• [What you should do]:
Return the material word for word. Do not include pictures.

▬▬▬

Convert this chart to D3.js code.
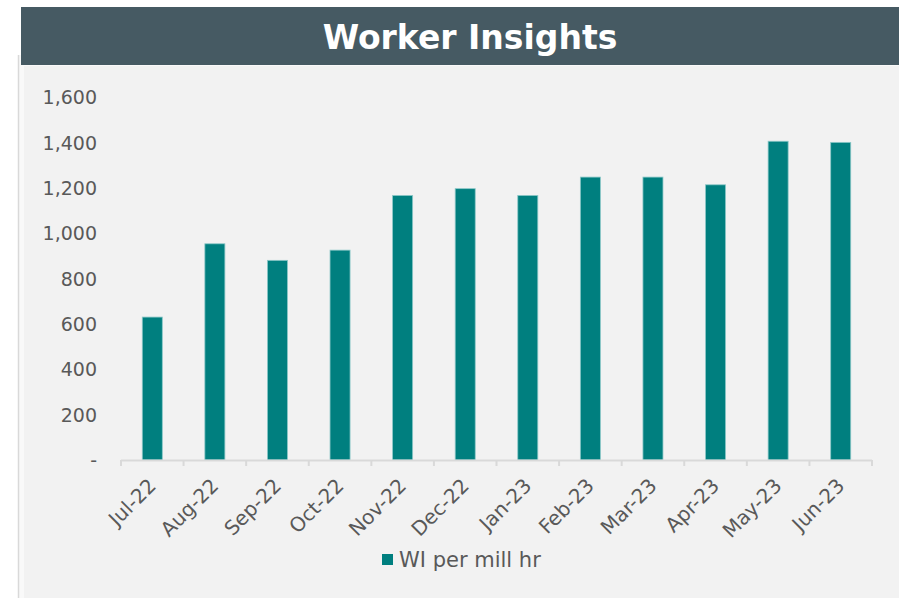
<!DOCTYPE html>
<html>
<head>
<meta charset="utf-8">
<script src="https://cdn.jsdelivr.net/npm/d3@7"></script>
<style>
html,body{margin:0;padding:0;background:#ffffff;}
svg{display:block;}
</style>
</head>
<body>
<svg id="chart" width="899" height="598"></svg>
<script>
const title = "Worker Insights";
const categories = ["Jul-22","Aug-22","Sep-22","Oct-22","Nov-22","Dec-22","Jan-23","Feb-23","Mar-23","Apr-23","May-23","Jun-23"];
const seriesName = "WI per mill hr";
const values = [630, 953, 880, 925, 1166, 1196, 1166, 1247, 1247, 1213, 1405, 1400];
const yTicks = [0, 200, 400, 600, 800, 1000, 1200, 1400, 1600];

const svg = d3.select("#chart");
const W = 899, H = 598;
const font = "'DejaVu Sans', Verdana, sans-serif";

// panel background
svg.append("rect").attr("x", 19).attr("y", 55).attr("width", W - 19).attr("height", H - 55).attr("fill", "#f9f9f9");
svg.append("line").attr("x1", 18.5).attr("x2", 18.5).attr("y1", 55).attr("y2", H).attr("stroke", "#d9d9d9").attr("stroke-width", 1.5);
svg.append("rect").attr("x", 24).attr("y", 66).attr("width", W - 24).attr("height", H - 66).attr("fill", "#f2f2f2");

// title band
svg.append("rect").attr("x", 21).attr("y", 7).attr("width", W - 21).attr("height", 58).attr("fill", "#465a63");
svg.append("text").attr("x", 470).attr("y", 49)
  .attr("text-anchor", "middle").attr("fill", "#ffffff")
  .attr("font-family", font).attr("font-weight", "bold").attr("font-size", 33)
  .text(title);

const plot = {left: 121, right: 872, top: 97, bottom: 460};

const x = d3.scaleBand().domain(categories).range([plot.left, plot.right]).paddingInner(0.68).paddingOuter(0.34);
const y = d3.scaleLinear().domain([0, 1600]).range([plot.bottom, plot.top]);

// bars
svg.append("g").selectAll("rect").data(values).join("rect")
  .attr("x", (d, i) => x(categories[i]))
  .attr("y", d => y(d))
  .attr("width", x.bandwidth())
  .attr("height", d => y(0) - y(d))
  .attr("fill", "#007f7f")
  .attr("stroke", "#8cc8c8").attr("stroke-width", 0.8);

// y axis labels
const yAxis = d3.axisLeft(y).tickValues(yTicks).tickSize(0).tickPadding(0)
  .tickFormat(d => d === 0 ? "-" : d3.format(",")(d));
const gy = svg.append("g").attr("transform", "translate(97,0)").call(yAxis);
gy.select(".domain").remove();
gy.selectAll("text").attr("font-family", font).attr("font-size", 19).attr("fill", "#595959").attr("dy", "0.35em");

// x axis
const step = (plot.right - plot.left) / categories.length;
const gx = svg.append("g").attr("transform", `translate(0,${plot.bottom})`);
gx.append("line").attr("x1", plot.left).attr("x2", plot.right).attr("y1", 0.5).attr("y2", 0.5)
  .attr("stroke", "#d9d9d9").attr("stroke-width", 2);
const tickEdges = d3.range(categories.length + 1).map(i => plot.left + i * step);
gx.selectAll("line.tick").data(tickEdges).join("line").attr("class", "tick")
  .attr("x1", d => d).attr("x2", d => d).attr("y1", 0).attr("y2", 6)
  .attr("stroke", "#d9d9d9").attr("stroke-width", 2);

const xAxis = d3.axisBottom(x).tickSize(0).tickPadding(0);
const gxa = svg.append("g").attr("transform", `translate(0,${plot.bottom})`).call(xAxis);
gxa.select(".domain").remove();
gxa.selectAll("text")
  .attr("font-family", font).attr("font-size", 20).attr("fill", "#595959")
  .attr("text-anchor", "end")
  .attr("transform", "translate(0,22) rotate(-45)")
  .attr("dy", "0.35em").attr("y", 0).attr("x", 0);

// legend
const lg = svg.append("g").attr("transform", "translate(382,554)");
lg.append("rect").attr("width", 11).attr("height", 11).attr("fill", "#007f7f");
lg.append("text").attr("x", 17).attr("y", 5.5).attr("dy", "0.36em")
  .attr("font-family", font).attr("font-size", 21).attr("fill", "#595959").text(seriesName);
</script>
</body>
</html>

▬▬▬

• [Solution]:
Convert this chart to D3.js code.
<!DOCTYPE html>
<html>
<head>
<meta charset="utf-8">
<script src="https://cdn.jsdelivr.net/npm/d3@7"></script>
<style>
html,body{margin:0;padding:0;background:#ffffff;}
svg{display:block;}
</style>
</head>
<body>
<svg id="chart" width="899" height="598"></svg>
<script>
const title = "Worker Insights";
const categories = ["Jul-22","Aug-22","Sep-22","Oct-22","Nov-22","Dec-22","Jan-23","Feb-23","Mar-23","Apr-23","May-23","Jun-23"];
const seriesName = "WI per mill hr";
const values = [630, 953, 880, 925, 1166, 1196, 1166, 1247, 1247, 1213, 1405, 1400];
const yTicks = [0, 200, 400, 600, 800, 1000, 1200, 1400, 1600];

const svg = d3.select("#chart");
const W = 899, H = 598;
const font = "'DejaVu Sans', Verdana, sans-serif";

// panel background
svg.append("rect").attr("x", 19).attr("y", 55).attr("width", W - 19).attr("height", H - 55).attr("fill", "#f9f9f9");
svg.append("line").attr("x1", 18.5).attr("x2", 18.5).attr("y1", 55).attr("y2", H).attr("stroke", "#d9d9d9").attr("stroke-width", 1.5);
svg.append("rect").attr("x", 24).attr("y", 66).attr("width", W - 24).attr("height", H - 66).attr("fill", "#f2f2f2");

// title band
svg.append("rect").attr("x", 21).attr("y", 7).attr("width", W - 21).attr("height", 58).attr("fill", "#465a63");
svg.append("text").attr("x", 470).attr("y", 49)
  .attr("text-anchor", "middle").attr("fill", "#ffffff")
  .attr("font-family", font).attr("font-weight", "bold").attr("font-size", 33)
  .text(title);

const plot = {left: 121, right: 872, top: 97, bottom: 460};

const x = d3.scaleBand().domain(categories).range([plot.left, plot.right]).paddingInner(0.68).paddingOuter(0.34);
const y = d3.scaleLinear().domain([0, 1600]).range([plot.bottom, plot.top]);

// bars
svg.append("g").selectAll("rect").data(values).join("rect")
  .attr("x", (d, i) => x(categories[i]))
  .attr("y", d => y(d))
  .attr("width", x.bandwidth())
  .attr("height", d => y(0) - y(d))
  .attr("fill", "#007f7f")
  .attr("stroke", "#8cc8c8").attr("stroke-width", 0.8);

// y axis labels
const yAxis = d3.axisLeft(y).tickValues(yTicks).tickSize(0).tickPadding(0)
  .tickFormat(d => d === 0 ? "-" : d3.format(",")(d));
const gy = svg.append("g").attr("transform", "translate(97,0)").call(yAxis);
gy.select(".domain").remove();
gy.selectAll("text").attr("font-family", font).attr("font-size", 19).attr("fill", "#595959").attr("dy", "0.35em");

// x axis
const step = (plot.right - plot.left) / categories.length;
const gx = svg.append("g").attr("transform", `translate(0,${plot.bottom})`);
gx.append("line").attr("x1", plot.left).attr("x2", plot.right).attr("y1", 0.5).attr("y2", 0.5)
  .attr("stroke", "#d9d9d9").attr("stroke-width", 2);
const tickEdges = d3.range(categories.length + 1).map(i => plot.left + i * step);
gx.selectAll("line.tick").data(tickEdges).join("line").attr("class", "tick")
  .attr("x1", d => d).attr("x2", d => d).attr("y1", 0).attr("y2", 6)
  .attr("stroke", "#d9d9d9").attr("stroke-width", 2);

const xAxis = d3.axisBottom(x).tickSize(0).tickPadding(0);
const gxa = svg.append("g").attr("transform", `translate(0,${plot.bottom})`).call(xAxis);
gxa.select(".domain").remove();
gxa.selectAll("text")
  .attr("font-family", font).attr("font-size", 20).attr("fill", "#595959")
  .attr("text-anchor", "end")
  .attr("transform", "translate(0,22) rotate(-45)")
  .attr("dy", "0.35em").attr("y", 0).attr("x", 0);

// legend
const lg = svg.append("g").attr("transform", "translate(382,554)");
lg.append("rect").attr("width", 11).attr("height", 11).attr("fill", "#007f7f");
lg.append("text").attr("x", 17).attr("y", 5.5).attr("dy", "0.36em")
  .attr("font-family", font).attr("font-size", 21).attr("fill", "#595959").text(seriesName);
</script>
</body>
</html>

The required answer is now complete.